begin

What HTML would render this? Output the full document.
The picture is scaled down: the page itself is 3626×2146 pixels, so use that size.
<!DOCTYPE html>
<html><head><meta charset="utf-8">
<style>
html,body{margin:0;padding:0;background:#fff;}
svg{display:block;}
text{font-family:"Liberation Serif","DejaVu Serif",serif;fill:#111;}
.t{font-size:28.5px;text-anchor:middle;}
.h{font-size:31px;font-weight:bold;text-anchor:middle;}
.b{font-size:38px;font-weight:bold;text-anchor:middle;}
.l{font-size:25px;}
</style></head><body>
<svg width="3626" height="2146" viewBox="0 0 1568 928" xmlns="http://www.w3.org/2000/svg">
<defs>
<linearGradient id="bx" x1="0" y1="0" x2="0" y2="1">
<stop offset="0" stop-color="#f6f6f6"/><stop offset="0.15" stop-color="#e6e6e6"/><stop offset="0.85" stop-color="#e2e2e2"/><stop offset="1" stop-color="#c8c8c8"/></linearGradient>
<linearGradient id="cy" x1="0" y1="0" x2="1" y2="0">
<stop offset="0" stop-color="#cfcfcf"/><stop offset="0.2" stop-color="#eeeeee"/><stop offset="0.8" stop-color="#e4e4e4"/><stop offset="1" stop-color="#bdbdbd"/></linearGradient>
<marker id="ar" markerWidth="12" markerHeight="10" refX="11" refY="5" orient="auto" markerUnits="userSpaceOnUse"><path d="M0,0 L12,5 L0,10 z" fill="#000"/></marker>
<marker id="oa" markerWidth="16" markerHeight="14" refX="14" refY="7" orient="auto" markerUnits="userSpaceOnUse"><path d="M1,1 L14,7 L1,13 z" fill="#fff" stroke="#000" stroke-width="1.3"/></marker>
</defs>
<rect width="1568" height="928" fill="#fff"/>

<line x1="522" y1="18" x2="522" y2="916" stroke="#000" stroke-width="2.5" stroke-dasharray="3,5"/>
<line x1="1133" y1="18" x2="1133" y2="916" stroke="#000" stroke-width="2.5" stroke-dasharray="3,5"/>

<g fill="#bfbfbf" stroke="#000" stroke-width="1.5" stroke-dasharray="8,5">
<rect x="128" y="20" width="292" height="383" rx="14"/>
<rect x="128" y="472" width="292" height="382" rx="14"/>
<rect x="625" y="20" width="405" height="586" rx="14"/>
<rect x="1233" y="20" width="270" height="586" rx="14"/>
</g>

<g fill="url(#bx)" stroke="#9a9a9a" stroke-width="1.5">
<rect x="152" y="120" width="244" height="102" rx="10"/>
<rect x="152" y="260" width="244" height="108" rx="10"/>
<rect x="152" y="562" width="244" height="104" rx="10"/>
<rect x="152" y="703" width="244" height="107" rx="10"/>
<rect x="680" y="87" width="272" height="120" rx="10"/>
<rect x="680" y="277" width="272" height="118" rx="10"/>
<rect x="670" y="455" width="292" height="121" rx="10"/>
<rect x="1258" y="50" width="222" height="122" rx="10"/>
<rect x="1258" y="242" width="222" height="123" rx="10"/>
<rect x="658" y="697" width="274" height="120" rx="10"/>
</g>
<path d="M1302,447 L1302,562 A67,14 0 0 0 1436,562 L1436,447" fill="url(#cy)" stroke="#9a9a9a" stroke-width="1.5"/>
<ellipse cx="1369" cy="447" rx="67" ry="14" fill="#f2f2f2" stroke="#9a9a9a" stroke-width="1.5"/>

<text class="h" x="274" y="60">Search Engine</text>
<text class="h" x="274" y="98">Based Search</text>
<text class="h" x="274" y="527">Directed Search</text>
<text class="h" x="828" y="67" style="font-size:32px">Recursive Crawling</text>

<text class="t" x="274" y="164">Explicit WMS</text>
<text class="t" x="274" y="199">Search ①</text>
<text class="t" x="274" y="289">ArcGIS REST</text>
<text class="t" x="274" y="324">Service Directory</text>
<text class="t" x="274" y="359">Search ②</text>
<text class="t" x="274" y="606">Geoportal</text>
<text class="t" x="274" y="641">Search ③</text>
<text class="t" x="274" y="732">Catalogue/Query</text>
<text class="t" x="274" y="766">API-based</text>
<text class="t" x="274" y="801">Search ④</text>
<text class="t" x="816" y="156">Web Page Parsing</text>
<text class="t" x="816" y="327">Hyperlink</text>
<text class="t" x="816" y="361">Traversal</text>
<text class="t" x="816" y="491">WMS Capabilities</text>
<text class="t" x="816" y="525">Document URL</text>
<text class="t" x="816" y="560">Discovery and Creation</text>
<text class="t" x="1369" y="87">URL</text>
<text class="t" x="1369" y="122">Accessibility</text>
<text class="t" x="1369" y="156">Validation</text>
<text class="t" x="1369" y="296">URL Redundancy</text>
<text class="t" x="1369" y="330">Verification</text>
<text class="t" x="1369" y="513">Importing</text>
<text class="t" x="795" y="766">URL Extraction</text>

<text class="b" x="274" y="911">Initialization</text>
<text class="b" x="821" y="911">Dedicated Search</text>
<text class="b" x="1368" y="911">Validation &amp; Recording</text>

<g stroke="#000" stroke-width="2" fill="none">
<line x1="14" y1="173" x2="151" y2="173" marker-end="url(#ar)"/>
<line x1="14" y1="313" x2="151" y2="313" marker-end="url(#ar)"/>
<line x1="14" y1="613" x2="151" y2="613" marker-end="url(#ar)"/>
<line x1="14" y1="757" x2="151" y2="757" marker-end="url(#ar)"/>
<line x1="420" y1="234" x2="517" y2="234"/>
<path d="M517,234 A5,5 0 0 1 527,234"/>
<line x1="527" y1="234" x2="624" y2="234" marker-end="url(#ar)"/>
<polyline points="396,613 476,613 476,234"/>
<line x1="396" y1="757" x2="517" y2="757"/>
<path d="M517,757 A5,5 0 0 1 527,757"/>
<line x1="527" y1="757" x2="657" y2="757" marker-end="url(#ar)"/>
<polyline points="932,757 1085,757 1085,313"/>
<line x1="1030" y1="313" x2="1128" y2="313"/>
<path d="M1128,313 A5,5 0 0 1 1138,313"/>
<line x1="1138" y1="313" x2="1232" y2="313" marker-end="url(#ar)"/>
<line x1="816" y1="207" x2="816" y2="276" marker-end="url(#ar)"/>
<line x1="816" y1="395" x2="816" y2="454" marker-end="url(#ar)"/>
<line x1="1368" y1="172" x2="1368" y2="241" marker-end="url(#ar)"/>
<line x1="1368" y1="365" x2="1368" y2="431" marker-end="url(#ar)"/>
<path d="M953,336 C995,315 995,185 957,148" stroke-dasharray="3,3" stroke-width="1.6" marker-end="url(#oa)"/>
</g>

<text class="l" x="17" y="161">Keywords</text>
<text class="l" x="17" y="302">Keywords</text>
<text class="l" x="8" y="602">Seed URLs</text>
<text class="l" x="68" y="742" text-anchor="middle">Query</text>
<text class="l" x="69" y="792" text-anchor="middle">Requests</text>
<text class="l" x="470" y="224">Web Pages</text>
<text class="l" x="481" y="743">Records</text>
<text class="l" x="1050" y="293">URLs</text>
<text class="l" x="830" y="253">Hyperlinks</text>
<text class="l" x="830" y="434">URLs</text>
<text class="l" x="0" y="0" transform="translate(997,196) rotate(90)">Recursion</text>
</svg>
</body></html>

end

→ TASK PROMPT
Return nothing except the number of lines that include the string "size".

→ WRITTEN REPLY
6